If Pearson is not as healthy as his agent and Patrik Allvin have indicated, or if he suffers some form of setback, this is all pretty much moot. Pearson and Poolman’s combined LTIR relief space is plenty for the Canucks purposes, and this would probably result in them not even bothering with an LTIR placement for Mikheyev. There would be enough room for both him on regular IR and his replacement in the lineup, and then when Mikheyev was ready to come back, that replacement would be sent down.
And we may have brushed off the whole “retroactive LTIR buying time” thing earlier, but perhaps we shouldn’t have. Time is a fairly valuable commodity, and a lot can happen in a few weeks time in the hockey world.
If, during the course of Mikheyev being on LTIR to start the season, another player were to suffer an injury that kept them out of the lineup long enough to need LTIR, then their relief pools could be effectively swapped. Again, that’s just kicking the hard-choice can down the road further, but that might be all the Canucks really need.
Really, there are two main points that need to be drawn here.
The first is that the situation is just way too in flux to properly predict right now.
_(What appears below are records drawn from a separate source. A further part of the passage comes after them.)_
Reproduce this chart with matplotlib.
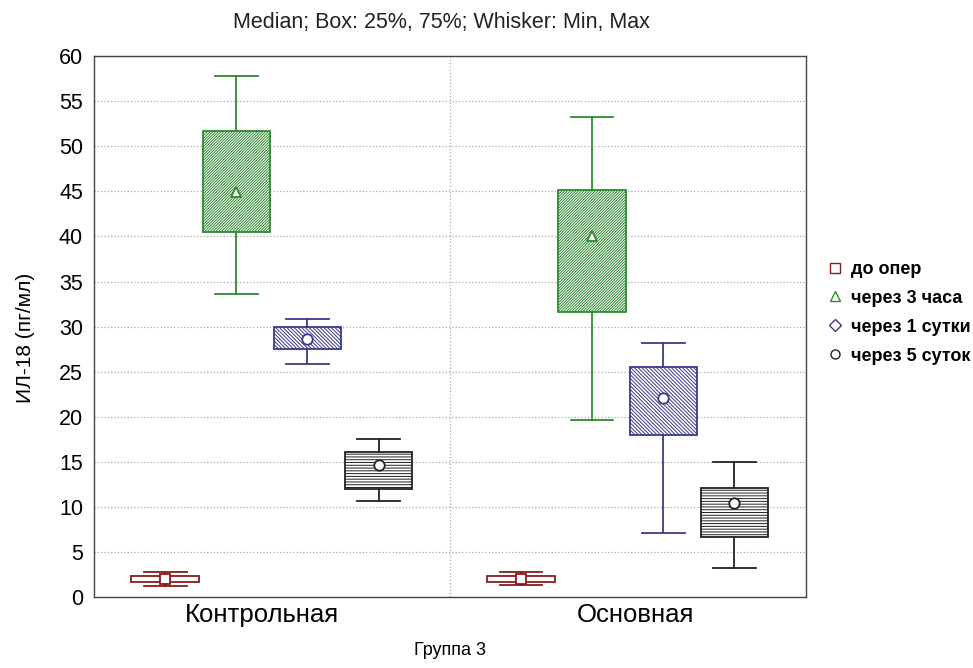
import numpy as np
import matplotlib.pyplot as plt
from matplotlib.lines import Line2D
from matplotlib.transforms import ScaledTranslation

plt.rcParams['font.family'] = ['Liberation Sans', 'DejaVu Sans']
plt.rcParams['hatch.linewidth'] = 0.7

groups = ['Контрольная', 'Основная']
series = ['до опер', 'через 3 часа', 'через 1 сутки', 'через 5 суток']

# min, q1, median, q3, max for each series, one row per group
do_oper = [[1.25, 1.7, 2.0, 2.3, 2.8],
           [1.3, 1.7, 2.0, 2.3, 2.8]]
cherez_3ch = [[33.6, 40.5, 44.9, 51.7, 57.8],
              [19.6, 31.6, 40.0, 45.1, 53.2]]
cherez_1s = [[25.9, 27.5, 28.6, 30.0, 30.8],
             [7.1, 18.0, 22.1, 25.5, 28.2]]
cherez_5s = [[10.7, 12.0, 14.7, 16.1, 17.5],
             [3.2, 6.7, 10.4, 12.1, 15.0]]

colors = ['#8b1a1a', '#2e8b2e', '#3a3a8c', '#222222']
hatches = ['', '/' * 12, '\\' * 9, '-' * 6]
markers = ['s', '^', 'o', 'o']
legend_markers = ['s', '^', 'D', 'o']
offsets = [-0.3, -0.1, 0.1, 0.3]

fig = plt.figure(figsize=(9.73, 6.68), dpi=100)
ax = fig.add_axes([0.0966, 0.106, 0.7314, 0.81])

for k, data in enumerate([do_oper, cherez_3ch, cherez_1s, cherez_5s]):
    stats = []
    for g, (lo, q1, med, q3, hi) in enumerate(data):
        stats.append({'whislo': lo, 'q1': q1, 'med': med, 'q3': q3, 'whishi': hi})
    pos = [g + offsets[k] for g in range(len(groups))]
    c = colors[k]
    bp = ax.bxp(stats, positions=pos, widths=0.19, capwidths=0.12,
                showfliers=False, patch_artist=True, manage_ticks=False,
                boxprops=dict(facecolor='white', edgecolor=c, linewidth=1.3),
                whiskerprops=dict(color=c, linewidth=1.3),
                capprops=dict(color=c, linewidth=1.3),
                medianprops=dict(linestyle='none'))
    for patch in bp['boxes']:
        patch.set_hatch(hatches[k])
    meds = [s['med'] for s in stats]
    ax.plot(pos, meds, linestyle='none', marker=markers[k], markersize=7.5,
            markerfacecolor='white', markeredgecolor=c, markeredgewidth=1.3,
            zorder=5)

ax.set_xlim(-0.5, 1.5)
ax.set_ylim(0, 60)
ax.set_yticks(np.arange(0, 61, 5))
ax.set_xticks(range(len(groups)))
ax.set_xticklabels(groups, fontsize=18.5)
ax.tick_params(axis='y', labelsize=15.5, length=0, pad=8)
ax.tick_params(axis='x', length=0, pad=4)
# group names sit a little off the box centres
for lab, dx in zip(ax.get_xticklabels(), [-0.10, 0.08]):
    lab.set_transform(lab.get_transform() + ScaledTranslation(dx, 0, fig.dpi_scale_trans))
ax.yaxis.grid(True, linestyle=':', color='#aaaaaa', linewidth=0.9)
ax.axvline(0.5, linestyle=':', color='#aaaaaa', linewidth=0.9, zorder=0)
ax.set_axisbelow(True)
for sp in ax.spines.values():
    sp.set_color('#444444')
    sp.set_linewidth(1.0)

ax.set_ylabel('ИЛ-18 (пг/мл)', fontsize=15)
ax.yaxis.set_label_coords(-0.083, 0.48)
ax.set_xlabel('Группа 3', fontsize=13)
ax.xaxis.set_label_coords(0.5, -0.082)
ax.set_title('Median; Box: 25%, 75%; Whisker: Min, Max', fontsize=15.5, pad=20.5,
             color='#222222', x=0.488)

handles = [Line2D([], [], linestyle='none', marker=legend_markers[k], markersize=6.5,
                  markerfacecolor='white', markeredgecolor=colors[k],
                  markeredgewidth=1.0) for k in range(len(series))]
leg = ax.legend(handles, series, loc='upper left', bbox_to_anchor=(1.0, 0.655),
                frameon=False, prop={'weight': 'bold', 'size': 13},
                handletextpad=0.3, labelspacing=0.66, handlelength=1.2,
                borderaxespad=0.6)

fig.savefig('out.png', dpi=100)
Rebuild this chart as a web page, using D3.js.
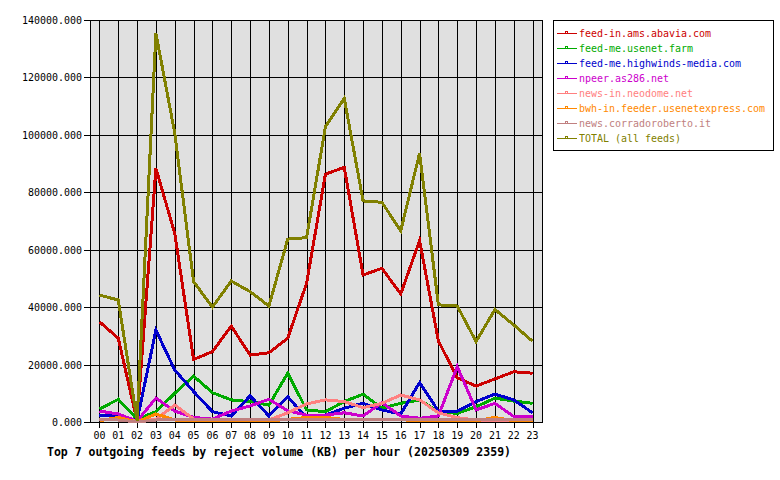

Until we get a little more indication as to exactly where both Mikheyev and Pearson are at, there’s just too much up in the air. The Canucks will have options either way, and all that’s left to be determined by circumstance is whether those options are good ones, or just necessary ones.
The second is that, regardless of all this cap chatter, the Canucks are absolutely a better team with Mikheyev on the roster and in the lineup. There’s really no scenario in which this injury news is good news, except for the specific scenario in which it buys enough time for the Canucks to suffer another LTIR-worthy injury, thus kicking off a musical chairs game of LTIR placement that might have to last the entire 2023/24 season.
Which doesn’t sound much like good news to us.